>> BEGIN
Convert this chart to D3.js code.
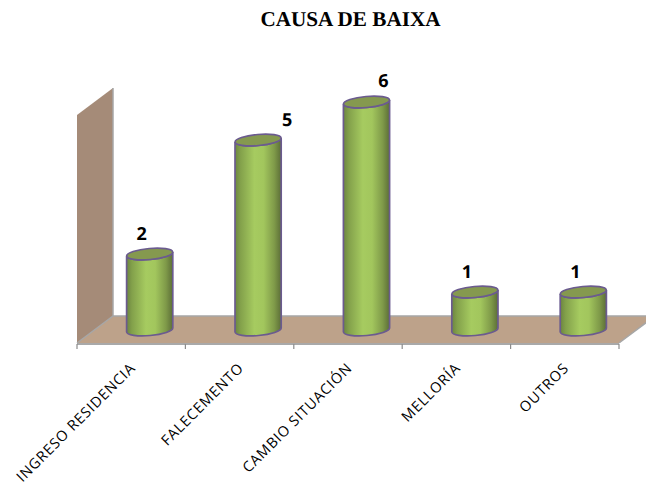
<!DOCTYPE html>
<html><head><meta charset="utf-8">
<script src="https://cdn.jsdelivr.net/npm/d3@7/dist/d3.min.js"></script>
<style>html,body{margin:0;padding:0;background:#fff;overflow:hidden}svg{display:block}text{text-rendering:geometricPrecision}</style>
</head><body><svg id="c" width="646" height="486"></svg>
<script>
const categories = ["INGRESO RESIDENCIA","FALECEMENTO","CAMBIO SITUACIÓN","MELLORÍA","OUTROS"];
const values = [2,5,6,1,1];
const titleText = "CAUSA DE BAIXA";

const W = 646, H = 486;
const plot = {left:77, right:619, top:115, bottom:343};
const depth = {dx:36, dy:27};
const svg = d3.select("#c");
const x = d3.scaleBand().domain(categories).range([plot.left, plot.right]);
const y = d3.scaleLinear().domain([0,6]).range([plot.bottom, plot.top]);

const defs = svg.append("defs");
const grad = defs.append("linearGradient").attr("id","cyl").attr("x1","0").attr("x2","1").attr("y1","0").attr("y2","0");
[[0,"#6c8540"],[0.12,"#83a14b"],[0.42,"#a6cb60"],[0.62,"#a2c65d"],[0.85,"#7f9a49"],[1,"#5c6e37"]]
  .forEach(([o,c])=>grad.append("stop").attr("offset",o).attr("stop-color",c));

// floor and back wall
const wallColor="#a58b78", floorColor="#bda28a", edge="#a6a6a6";
const yTop=y(6), y0=y(0);
svg.append("path").attr("fill",wallColor)
  .attr("d",d3.line()([[x.range()[0],y0],[x.range()[0],yTop],[x.range()[0]+depth.dx,yTop-depth.dy],[x.range()[0]+depth.dx,y0-depth.dy]])+"Z");
svg.append("path").attr("fill",floorColor)
  .attr("d",d3.line()([[x.range()[0],y0],[x.range()[0]+depth.dx,y0-depth.dy],[x.range()[1]+depth.dx,y0-depth.dy],[x.range()[1],y0]])+"Z");
svg.append("path").attr("fill","none").attr("stroke",edge).attr("stroke-width",1.5)
  .attr("d",d3.line()([[x.range()[0]+depth.dx,yTop-depth.dy],[x.range()[0]+depth.dx,y0-depth.dy],[x.range()[1]+depth.dx,y0-depth.dy]]));
svg.append("path").attr("fill","none").attr("stroke",edge).attr("stroke-width",1.5)
  .attr("d",d3.line()([[x.range()[0],y0],[x.range()[0]+depth.dx,y0-depth.dy]]));
svg.append("path").attr("fill","none").attr("stroke",edge).attr("stroke-width",1.5)
  .attr("d",d3.line()([[x.range()[1],y0],[x.range()[1]+depth.dx,y0-depth.dy]]));

// axis
const axisG = svg.append("g").attr("transform",`translate(0,${y0+1})`);
axisG.append("path").attr("stroke","#8c8c8c").attr("stroke-width",1.5).attr("fill","none")
  .attr("d",`M${x.range()[0]},0H${x.range()[1]}`);
const tickVals = categories.map(c=>x(c)).concat(x.range()[1]);
axisG.selectAll("line").data(tickVals).join("line")
  .attr("x1",d=>d).attr("x2",d=>d).attr("y1",0).attr("y2",5)
  .attr("stroke","#8c8c8c").attr("stroke-width",1.2);
svg.selectAll("text.cat").data(categories).join("text").attr("class","cat")
  .attr("transform",d=>`translate(${x(d)+x.bandwidth()*0.5+5},${y0+26}) rotate(-45)`)
  .attr("text-anchor","end")
  .attr("font-family","'Open Sans', Lato, sans-serif")
  .attr("font-size",14.5).attr("letter-spacing",0.8).attr("fill","#000").text(d=>d);

// cylinders
const rw = x.bandwidth()*0.213, ry = 5.5, tilt = -5, dxBar = 18.5, dyBar = 13;
const sin = Math.sin(tilt*Math.PI/180)*rw;
const cyl = svg.selectAll("g.bar").data(categories.map((c,i)=>({c,v:values[i]}))).join("g").attr("class","bar")
  .attr("transform",d=>`translate(${x(d.c)+x.bandwidth()/2+dxBar},0)`);
const stroke="#6b5b8f";
cyl.append("path").attr("fill","url(#cyl)").attr("stroke",stroke).attr("stroke-width",1.7)
  .attr("d",d=>{
    const t=y(d.v)-dyBar, b=y(0)-dyBar;
    return `M${-rw},${t-sin}L${-rw},${b-sin}A${rw},${ry} ${tilt} 0 0 ${rw},${b+sin}L${rw},${t+sin}A${rw},${ry} ${tilt} 0 1 ${-rw},${t-sin}Z`;
  });
cyl.append("ellipse").attr("cx",0).attr("cy",d=>y(d.v)-dyBar).attr("rx",rw).attr("ry",ry)
  .attr("transform",d=>`rotate(${tilt} 0 ${y(d.v)-dyBar})`)
  .attr("fill","#85994f").attr("stroke",stroke).attr("stroke-width",1.7);
// label placement follows the reference: value labels sit up and left, taller bars shift right
const labelDx = d => d.v===5 ? 29 : d.v===6 ? 17 : -8;
cyl.append("text").attr("x",labelDx).attr("y",d=>y(d.v)-dyBar-(d.v===6?15:14))
  .attr("text-anchor","middle").attr("font-family","'Open Sans', Lato, sans-serif")
  .attr("font-weight",700).attr("font-size",18).attr("fill","#000").text(d=>d.v);

svg.append("text").attr("x",350.5).attr("y",26).attr("text-anchor","middle")
  .attr("font-family","'Liberation Serif', serif").attr("font-weight",700).attr("font-size",21.2).text(titleText);
</script></body></html>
>> END
▸ **WORK TO COMPLETE**:
Copy the material above in full and exactly, skipping pictures.

▸ **ANSWER BELOW**:
Convert this chart to D3.js code.
<!DOCTYPE html>
<html><head><meta charset="utf-8">
<script src="https://cdn.jsdelivr.net/npm/d3@7/dist/d3.min.js"></script>
<style>html,body{margin:0;padding:0;background:#fff;overflow:hidden}svg{display:block}text{text-rendering:geometricPrecision}</style>
</head><body><svg id="c" width="646" height="486"></svg>
<script>
const categories = ["INGRESO RESIDENCIA","FALECEMENTO","CAMBIO SITUACIÓN","MELLORÍA","OUTROS"];
const values = [2,5,6,1,1];
const titleText = "CAUSA DE BAIXA";

const W = 646, H = 486;
const plot = {left:77, right:619, top:115, bottom:343};
const depth = {dx:36, dy:27};
const svg = d3.select("#c");
const x = d3.scaleBand().domain(categories).range([plot.left, plot.right]);
const y = d3.scaleLinear().domain([0,6]).range([plot.bottom, plot.top]);

const defs = svg.append("defs");
const grad = defs.append("linearGradient").attr("id","cyl").attr("x1","0").attr("x2","1").attr("y1","0").attr("y2","0");
[[0,"#6c8540"],[0.12,"#83a14b"],[0.42,"#a6cb60"],[0.62,"#a2c65d"],[0.85,"#7f9a49"],[1,"#5c6e37"]]
  .forEach(([o,c])=>grad.append("stop").attr("offset",o).attr("stop-color",c));

// floor and back wall
const wallColor="#a58b78", floorColor="#bda28a", edge="#a6a6a6";
const yTop=y(6), y0=y(0);
svg.append("path").attr("fill",wallColor)
  .attr("d",d3.line()([[x.range()[0],y0],[x.range()[0],yTop],[x.range()[0]+depth.dx,yTop-depth.dy],[x.range()[0]+depth.dx,y0-depth.dy]])+"Z");
svg.append("path").attr("fill",floorColor)
  .attr("d",d3.line()([[x.range()[0],y0],[x.range()[0]+depth.dx,y0-depth.dy],[x.range()[1]+depth.dx,y0-depth.dy],[x.range()[1],y0]])+"Z");
svg.append("path").attr("fill","none").attr("stroke",edge).attr("stroke-width",1.5)
  .attr("d",d3.line()([[x.range()[0]+depth.dx,yTop-depth.dy],[x.range()[0]+depth.dx,y0-depth.dy],[x.range()[1]+depth.dx,y0-depth.dy]]));
svg.append("path").attr("fill","none").attr("stroke",edge).attr("stroke-width",1.5)
  .attr("d",d3.line()([[x.range()[0],y0],[x.range()[0]+depth.dx,y0-depth.dy]]));
svg.append("path").attr("fill","none").attr("stroke",edge).attr("stroke-width",1.5)
  .attr("d",d3.line()([[x.range()[1],y0],[x.range()[1]+depth.dx,y0-depth.dy]]));

// axis
const axisG = svg.append("g").attr("transform",`translate(0,${y0+1})`);
axisG.append("path").attr("stroke","#8c8c8c").attr("stroke-width",1.5).attr("fill","none")
  .attr("d",`M${x.range()[0]},0H${x.range()[1]}`);
const tickVals = categories.map(c=>x(c)).concat(x.range()[1]);
axisG.selectAll("line").data(tickVals).join("line")
  .attr("x1",d=>d).attr("x2",d=>d).attr("y1",0).attr("y2",5)
  .attr("stroke","#8c8c8c").attr("stroke-width",1.2);
svg.selectAll("text.cat").data(categories).join("text").attr("class","cat")
  .attr("transform",d=>`translate(${x(d)+x.bandwidth()*0.5+5},${y0+26}) rotate(-45)`)
  .attr("text-anchor","end")
  .attr("font-family","'Open Sans', Lato, sans-serif")
  .attr("font-size",14.5).attr("letter-spacing",0.8).attr("fill","#000").text(d=>d);

// cylinders
const rw = x.bandwidth()*0.213, ry = 5.5, tilt = -5, dxBar = 18.5, dyBar = 13;
const sin = Math.sin(tilt*Math.PI/180)*rw;
const cyl = svg.selectAll("g.bar").data(categories.map((c,i)=>({c,v:values[i]}))).join("g").attr("class","bar")
  .attr("transform",d=>`translate(${x(d.c)+x.bandwidth()/2+dxBar},0)`);
const stroke="#6b5b8f";
cyl.append("path").attr("fill","url(#cyl)").attr("stroke",stroke).attr("stroke-width",1.7)
  .attr("d",d=>{
    const t=y(d.v)-dyBar, b=y(0)-dyBar;
    return `M${-rw},${t-sin}L${-rw},${b-sin}A${rw},${ry} ${tilt} 0 0 ${rw},${b+sin}L${rw},${t+sin}A${rw},${ry} ${tilt} 0 1 ${-rw},${t-sin}Z`;
  });
cyl.append("ellipse").attr("cx",0).attr("cy",d=>y(d.v)-dyBar).attr("rx",rw).attr("ry",ry)
  .attr("transform",d=>`rotate(${tilt} 0 ${y(d.v)-dyBar})`)
  .attr("fill","#85994f").attr("stroke",stroke).attr("stroke-width",1.7);
// label placement follows the reference: value labels sit up and left, taller bars shift right
const labelDx = d => d.v===5 ? 29 : d.v===6 ? 17 : -8;
cyl.append("text").attr("x",labelDx).attr("y",d=>y(d.v)-dyBar-(d.v===6?15:14))
  .attr("text-anchor","middle").attr("font-family","'Open Sans', Lato, sans-serif")
  .attr("font-weight",700).attr("font-size",18).attr("fill","#000").text(d=>d.v);

svg.append("text").attr("x",350.5).attr("y",26).attr("text-anchor","middle")
  .attr("font-family","'Liberation Serif', serif").attr("font-weight",700).attr("font-size",21.2).text(titleText);
</script></body></html>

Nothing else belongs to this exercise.